Tucker stared thoughtfully ahead at the shut steel bay door. He said, 'I sure as hell couldn't do what you do when it's this late at night and there's nobody around except the people in the refrigerator.'

'It isn't them I fear,' I matter-of-factly stated.

'Irrational as it may be, I would fear them a great deal.'

Headlights bored into dingy stucco and steel all painted the same insipid beige. A red sign on a side door announced to visitors that whatever was inside was considered a biological hazard and went on to give instruction about the handling of dead bodies.

'I've got to ask you something,' Colonel Tucker said.

The wool fabric of his uniform whispered against upholstery as he shifted positions, leaning closer to me. I smelled Hermes cologne. He was handsome, with high cheekbones and strong white teeth, his body powerful beneath his skin as if its darkness were the markings of a leopard or a tiger.

'Why do you do it?' he asked.

'Why do I do what, Colonel?'

He leaned back in the seat. 'Look,' he said as lights danced across the scanner. 'You're a lawyer. You're a doctor. You're a chief and I'm a chief. That's why I'm asking. I don't mean disrespect.'

I could tell he didn't. 'I don't know why,' I confessed.

He was silent for a moment. Then he spoke again. 'My father was a yardman and my mother cleaned houses for rich people in Baltimore.' He paused. 'When I go to Baltimore now I stay in fine hotels and eat in restaurants at the harbor. I am saluted. I am addressed "The Honorable" in some mail I get. I have a house in Windsor Farms.

'I command more than six hundred people who wear guns in this violent town of yours. I know why I do what I do, Dr. Scarpetta. I do it because I had no power when I was a boy. I lived with people who had no power and learned that all the evil I heard preached about in church was rooted in the abuse of this one thing I did not have.'

The tempo and choreography of the snow had not changed. I watched it slowly cover the hood of his car.
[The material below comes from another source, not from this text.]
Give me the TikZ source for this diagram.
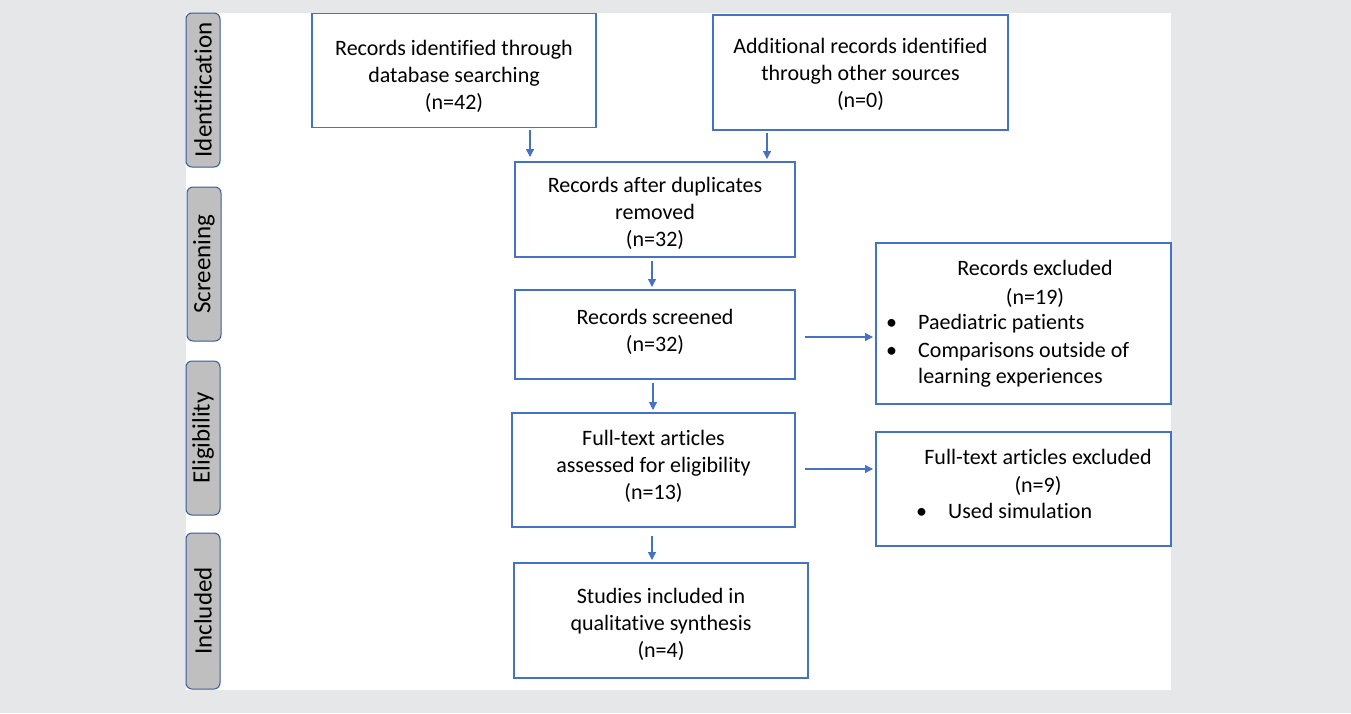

'Colonel Tucker,' I said, 'it is Christmas Eve and Sheriff Santa has allegedly just shot someone to death in Whitcomb Court. The media must be going crazy. What do you advise?'

'I will be up all night at headquarters. I will make sure your building is patrolled. Would you like an escort home?'

'I would imagine that Marino will give me a ride, but certainly I will call if I think an additional escort is necessary. You should be aware that this predicament is further complicated by the fact that Brown hates me, and now I will be an expert witness in his case.'

'If only all of us could be so lucky.'

'I do not feel lucky.'

'You're right.' He sighed. 'You shouldn't feel lucky, for luck has nothing to do with it.'

'My case is here,' I said as the ambulance pulled into the lot, lights and sirens silent, for there is no need to rush when transporting the dead.

'Merry Christmas, Chief Scarpetta,' Tucker said as I got out of his car.

I entered through a side door and pressed a button on the wall. The bay door slowly screeched open, and the ambulance rumbled inside. Paramedics flung open the tailgate. They lifted the stretcher and wheeled the body up a ramp as I unlocked a door that led inside the morgue.

Fluorescent lighting, pale cinder block and floors gave the corridor an antiseptic ambience that was deceptive. Nothing was sterile in this place. By normal medical standards, nothing was even clean.

'Do you want him in the fridge?' one of the squad members said to me.